Traditional legal scholars will begin to foam at the mouth at about this point of this article, but the simple truth is a citizen of the United States should not be deprived of the protections of the United States Constitution simply because that citizen?s conviction occurred in a State court and under State law. To allow the continued loss of rulings on serious constitutional violations occurring in state court trials, because those constitutional violations are "procedurally defaulted," hampers the evolution of the laws of this nation and deprives citizens of the United States of the protections of the Constitution simply because they are citizens of the State in which the conviction was obtained and the fact the conviction was obtained by a State court instead of a Federal court. Such an artificial distinction is a distinction without a difference to an individual who is then forced to serve out a sentence on an unconstitutional conviction. It violates the evolving standards of what society expects from the courts. It undermines the judiciary as the third branch of government, and as a part of the "check and balance" function it was created to serve. It soils the principles of equity, corrupts the search for truth and defeats the ends of justice through the Rule of Law.

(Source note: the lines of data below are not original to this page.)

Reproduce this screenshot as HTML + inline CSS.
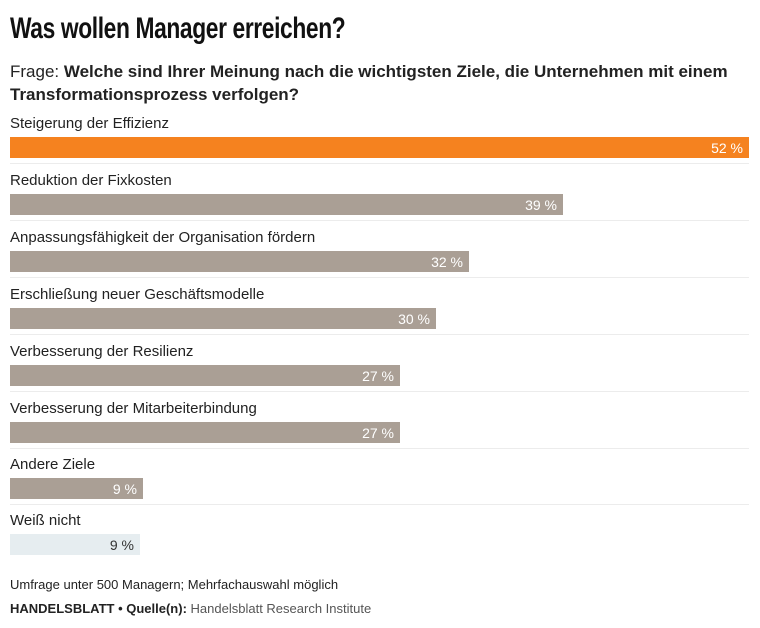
<!DOCTYPE html>
<html><head><meta charset="utf-8"><style>
body{margin:0;width:760px;height:628px;background:#fff;font-family:"Liberation Sans",Arial,sans-serif;color:#222;position:relative;overflow:hidden}
.a{position:absolute;white-space:nowrap}
.t{left:10px;top:12px;font-size:30px;font-weight:bold;letter-spacing:-0.5px;transform:scaleX(0.76);transform-origin:left top;color:#111}
.q{left:10px;font-size:17px}
.l{left:10px;font-size:15px;color:#222}
.b{left:10px;height:21px;background:#aa9f95;color:#fff;font-size:14px;text-align:right;box-sizing:border-box;padding-right:6px;line-height:22px}
.s{left:10px;width:739px;height:1px;background:#ececec}
</style></head><body>
<div class="a t">Was wollen Manager erreichen?</div>
<div class="a q" style="top:62px">Frage: <b>Welche sind Ihrer Meinung nach die wichtigsten Ziele, die Unternehmen mit einem</b></div>
<div class="a q" style="top:85px"><b>Transformationsprozess verfolgen?</b></div>

<div class="a l" style="top:115px">Steigerung der Effizienz</div>
<div class="a b" style="top:137px;width:739px;background:#f5821f">52 %</div>
<div class="a s" style="top:163px"></div>

<div class="a l" style="top:172px">Reduktion der Fixkosten</div>
<div class="a b" style="top:194px;width:553px">39 %</div>
<div class="a s" style="top:220px"></div>

<div class="a l" style="top:229px">Anpassungsfähigkeit der Organisation fördern</div>
<div class="a b" style="top:251px;width:459px">32 %</div>
<div class="a s" style="top:277px"></div>

<div class="a l" style="top:286px">Erschließung neuer Geschäftsmodelle</div>
<div class="a b" style="top:308px;width:426px">30 %</div>
<div class="a s" style="top:334px"></div>

<div class="a l" style="top:343px">Verbesserung der Resilienz</div>
<div class="a b" style="top:365px;width:390px">27 %</div>
<div class="a s" style="top:391px"></div>

<div class="a l" style="top:400px">Verbesserung der Mitarbeiterbindung</div>
<div class="a b" style="top:422px;width:390px">27 %</div>
<div class="a s" style="top:448px"></div>

<div class="a l" style="top:456px">Andere Ziele</div>
<div class="a b" style="top:478px;width:133px">9 %</div>
<div class="a s" style="top:504px"></div>

<div class="a l" style="top:512px">Weiß nicht</div>
<div class="a b" style="top:534px;width:130px;background:#e6edf0;color:#333">9 %</div>

<div class="a" style="left:10px;top:577px;font-size:13px">Umfrage unter 500 Managern; Mehrfachauswahl möglich</div>
<div class="a" style="left:10px;top:601px;font-size:13px;color:#555"><b style="color:#222">HANDELSBLATT • Quelle(n):</b> Handelsblatt Research Institute</div>
</body></html>
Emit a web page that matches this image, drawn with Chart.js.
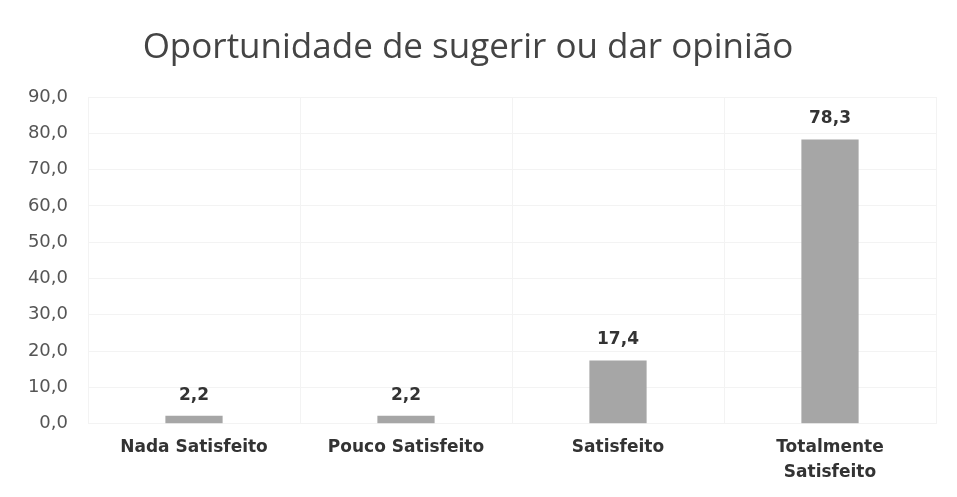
<!DOCTYPE html>
<html lang="pt">
<head>
<meta charset="utf-8">
<title>Oportunidade de sugerir ou dar opinião</title>
<script src="https://cdn.jsdelivr.net/npm/chart.js@4.4.1/dist/chart.umd.min.js"></script>
<style>
    html, body { margin: 0; padding: 0; background: #fff; }
    #wrap { width: 957px; height: 497px; }
</style>
</head>
<body>
<div id="wrap"><canvas id="grafico" width="957" height="497"></canvas></div>
<script>
// Dados do gráfico
const categorias = ['Nada Satisfeito', 'Pouco Satisfeito', 'Satisfeito', ['Totalmente', 'Satisfeito']];
const valores = [2.2, 2.2, 17.4, 78.3];
const ticksY = [0, 10, 20, 30, 40, 50, 60, 70, 80, 90];

// Formatação com vírgula decimal
function fmt(v) {
    return v.toFixed(1).replace('.', ',');
}

// Rótulos de valor acima das barras
const rotulos = {
    id: 'rotulos',
    afterDatasetsDraw(chart) {
        const ctx = chart.ctx;
        const meta = chart.getDatasetMeta(0);
        ctx.save();
        ctx.font = 'bold 17px "DejaVu Sans"';
        ctx.fillStyle = '#333';
        ctx.textAlign = 'center';
        ctx.textBaseline = 'bottom';
        meta.data.forEach((bar, i) => {
            ctx.fillText(fmt(valores[i]), bar.x, bar.y - 12);
        });
        ctx.restore();
    }
};

new Chart(document.getElementById('grafico'), {
    type: 'bar',
    data: {
        labels: categorias,
        datasets: [{
            data: valores,
            backgroundColor: '#a6a6a6',
            categoryPercentage: 1,
            barPercentage: 0.27
        }]
    },
    options: {
        responsive: false,
        animation: false,
        layout: { padding: { top: 0, right: 21, bottom: 0, left: 0 } },
        plugins: {
            legend: { display: false },
            tooltip: { enabled: false },
            title: {
                display: true,
                text: 'Oportunidade de sugerir ou dar opinião',
                color: '#444',
                font: { family: 'Open Sans', size: 35, weight: 'normal', lineHeight: 1.2 },
                padding: { top: 27, bottom: 28 }
            }
        },
        scales: {
            x: {
                grid: { color: '#f3f3f3', drawTicks: false },
                border: { display: false },
                ticks: {
                    color: '#333',
                    font: { family: 'DejaVu Sans', size: 17, weight: 'bold', lineHeight: 1.45 },
                    padding: 12,
                    maxRotation: 0
                }
            },
            y: {
                min: 0,
                max: 90,
                afterBuildTicks(axis) {
                    axis.ticks = ticksY.map(v => ({ value: v }));
                },
                afterFit(axis) {
                    axis.width = 88;
                },
                grid: { color: '#f3f3f3', drawTicks: false },
                border: { display: false },
                ticks: {
                    color: '#555',
                    font: { family: 'DejaVu Sans', size: 18 },
                    padding: 20,
                    callback: v => fmt(v)
                }
            }
        }
    },
    plugins: [rotulos]
});
</script>
</body>
</html>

I advocate the abolition of the Procedural Default Doctrine as hampering the evolution of the laws of the nation and as depriving citizens of the United States of the protections secured to them by the Constitution of the United States. No one act would be a greater step into the future of humanity than to abrogate this relic of the past.
Since I am in for a penny, I might as well go in for a pound. Over and above the abolition of the Procedural Default Doctrine, let's get to the truth of criminal convictions.
In Great Britain, a Commission was formed where prisoners, after their appeals were exhausted, could present proof they were innocent of the crimes for which they had been convicted. The Commission, after reviewing the entire case, and the proof presented by the prisoner, was given the power to ask a Court of Appeals to reopen the case in light of the new evidence. Two-thirds of the cases the commission has so-far recommended to the Courts have been overturned and the prisoner released.
Recently in Congress there has been a movement to enact a Constitutional Amendment recognizing the rights of victims of crime. I call for that law to include recognizing the right of prisoners to submit proof of their innocence, at any time, in any court, and be able to obtain release from imprisonment, and relief from their conviction, upon submitting clear and convincing evidence proving a manifest miscarriage of justice has occurred.
I advocate a claim of actual innocence be recognized as a cognizable claim for relief on Federal Petition for a Writ of Habeas Corpus, and relief from imprisonment available upon the presentation of proof, subject to the Exhaustion Doctrine, but not subject to procedural default, which shows by clear and convincing evidence that a manifest miscarriage of justice has occurred.
As stated in the article False Justice appearing in the Playboy Forum in July 2002, by Mr. Chip Rowe, statistics support the presumption that over 100,000 innocent prisoners now languish in the prisons of this nation, based on an extrapolation from the numbers of prisoners that now been proven innocent by DNA evidence.
Let's give them a chance to prove their innocence. Let's get to the truth.